AI Regulatory and Policy Landscape
Where AI for life sciences sits today in Ireland, and across the EU, UK, US and beyond.
Learning objectives
- Describe the EU AI Act's risk-based classification system (unacceptable, high, limited, minimal) and identify where typical biopharma AI use cases fall.
- Identify Ireland's National Competent Authorities relevant to AI in life sciences (HPRA, DPC, others as applicable) and describe their respective remits.
- Compare the regulatory postures of the EU, UK MHRA, US FDA, Health Canada and TGA with respect to AI in biopharma.
- Describe the FDA's evolving approach to AI/ML in drug development and biologics – the 2023 discussion paper on AI/ML in drug and biological product development, Model-Informed Drug Development, Good Machine Learning Practice principles and Computer Software Assurance – and what it implies for AI use inside biopharma organisations.
- Position the GAMP 5 framework for computerised system validation – alongside FDA Computer Software Assurance and EMA Annex 11 – against the AI tools and harnesses participants are likely to encounter in GxP contexts.
- Articulate the "risk-reward" posture regulators are taking – encouraging adoption while requiring proportionate controls – and explain why blanket positions (either prohibition or unrestricted use) sit outside that posture.
- Apply the data-protection landscape (GDPR, HIPAA where relevant, ePrivacy) as a governing constraint on every AI use case touching personal or patient data.

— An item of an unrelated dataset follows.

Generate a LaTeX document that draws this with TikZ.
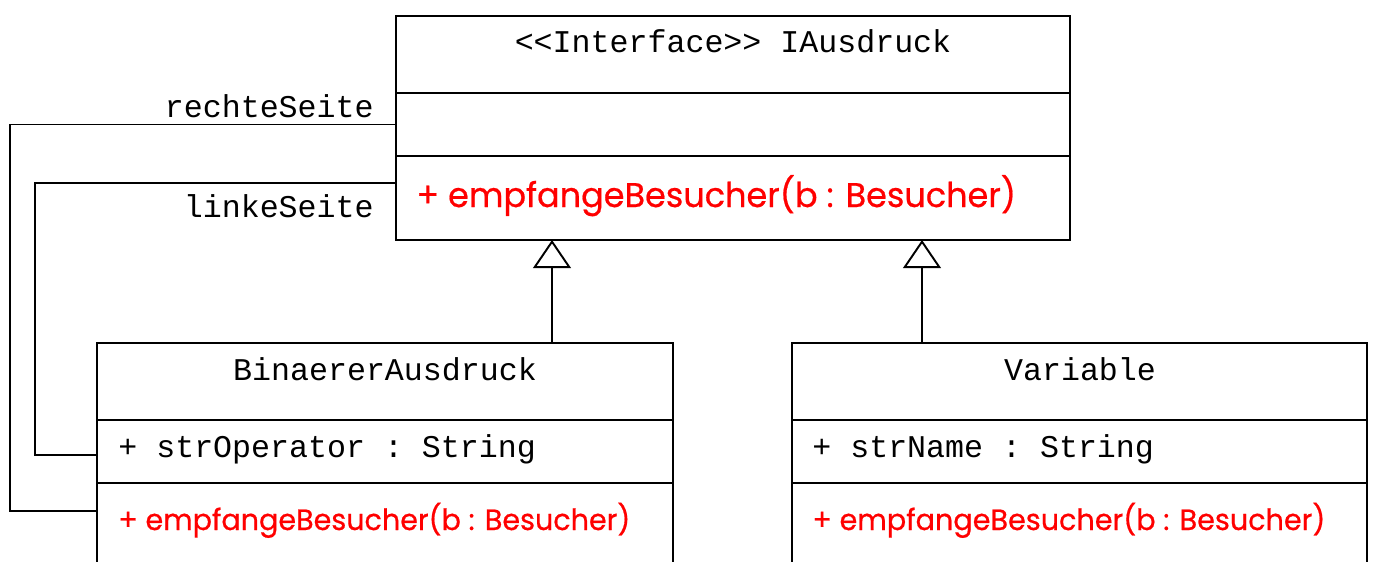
\documentclass[tikz,border=0pt]{standalone}
\usepackage{fontspec}
\usepackage{graphicx}
\setmonofont{Liberation Mono}
\newfontfamily\opfont{Poppins}[FakeBold=0.6]
\usetikzlibrary{arrows.meta,calc}
\definecolor{umlred}{RGB}{255,0,0}
\begin{document}
\begin{tikzpicture}[x=0.02cm, y=-0.02cm,
  cell/.style={draw, line width=1.1pt, inner sep=0pt, outer sep=0pt, anchor=north west},
  mono/.style={font=\ttfamily\fontsize{18}{20}\selectfont, inner sep=0pt},
  op/.style={text=umlred, inner sep=0pt, anchor=base west},
  assoc/.style={draw, line width=1.1pt},
  inherit/.style={draw, line width=1.1pt, -{Triangle[open, length=16pt, width=21.5pt]}}]
\useasboundingbox (0,0) rectangle (1375,561);
\clip (0,0) rectangle (1375,561);

% interface IAusdruck
\node[cell, minimum width=13.48cm, minimum height=1.54cm] (ia-head) at (396,16) {};
\node[cell, minimum width=13.48cm, minimum height=1.26cm] (ia-attr) at (ia-head.south west) {};
\node[cell, minimum width=13.48cm, minimum height=1.68cm] (ia-ops) at (ia-attr.south west) {};
\node[mono, anchor=base] (ia-name) at (733,52) {<{}<Interface>{}> IAusdruck};
\node[op] (ia-op) at (416,207) {\resizebox{341.3pt}{\height}{\opfont\fontsize{19.5}{22}\selectfont + empfangeBesucher(b : Besucher)}};

% class BinaererAusdruck
\node[cell, minimum width=11.52cm, minimum height=1.54cm] (bin-head) at (97,343) {};
\node[cell, minimum width=11.52cm, minimum height=1.26cm] (bin-attr) at (bin-head.south west) {};
\node[cell, minimum width=11.52cm, minimum height=3.2cm] (bin-ops) at (bin-attr.south west) {};
\node[mono, anchor=base] (bin-name) at (385,380) {BinaererAusdruck};
\node[mono, anchor=base west] (bin-field) at (118,457) {+ strOperator : String};
\node[op] (bin-op) at (118,530) {\resizebox{291.4pt}{\height}{\opfont\fontsize{16.7}{19}\selectfont + empfangeBesucher(b : Besucher)}};

% class Variable
\node[cell, minimum width=11.5cm, minimum height=1.54cm] (var-head) at (792,343) {};
\node[cell, minimum width=11.5cm, minimum height=1.26cm] (var-attr) at (var-head.south west) {};
\node[cell, minimum width=11.5cm, minimum height=3.2cm] (var-ops) at (var-attr.south west) {};
\node[mono, anchor=base] (var-name) at (1080,380) {Variable};
\node[mono, anchor=base west] (var-field) at (812,457) {+ strName : String};
\node[op] (var-op) at (812,530) {\resizebox{292pt}{\height}{\opfont\fontsize{16.7}{19}\selectfont + empfangeBesucher(b : Besucher)}};

% association role names
\node[mono, anchor=base east] (lbl-rechts) at (374,117) {rechteSeite};
\node[mono, anchor=base east] (lbl-links) at (374,217) {linkeSeite};

% associations
\draw[assoc] (ia-attr.west) -- ++(-386,0) |- ([yshift=-0.56cm]bin-ops.north west);
\draw[assoc] ([yshift=-0.54cm]ia-ops.north west) -- ++(-361,0) |- ([yshift=-0.7cm]bin-attr.north west);

% generalisations
\coordinate (gen-bin) at (552,343);
\coordinate (gen-var) at (922,343);
\draw[inherit] (gen-bin) -- (gen-bin |- ia-ops.south);
\draw[inherit] (gen-var) -- (gen-var |- ia-ops.south);
\end{tikzpicture}
\end{document}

- Navigate the broader regulatory lattice the curriculum operates inside: ICH Q2 (analytical method validation), Q3 (impurities), Q7 (API GMP) and Q11 (drug substance development) for CMC and manufacturing-adjacent AI use; ICH E6(R3) GCP for clinical trial work; ICH E2E pharmacovigilance planning for safety work; MHRA software guidance for UK-regulated tools; and the EMA reflection papers on AI/ML in the medicinal-product lifecycle for European-tier submissions. Each is referenced where relevant in AP1 and the data and analysis sub-modules; the F1 expectation is that participants know which framework applies to which AI use case before they start work.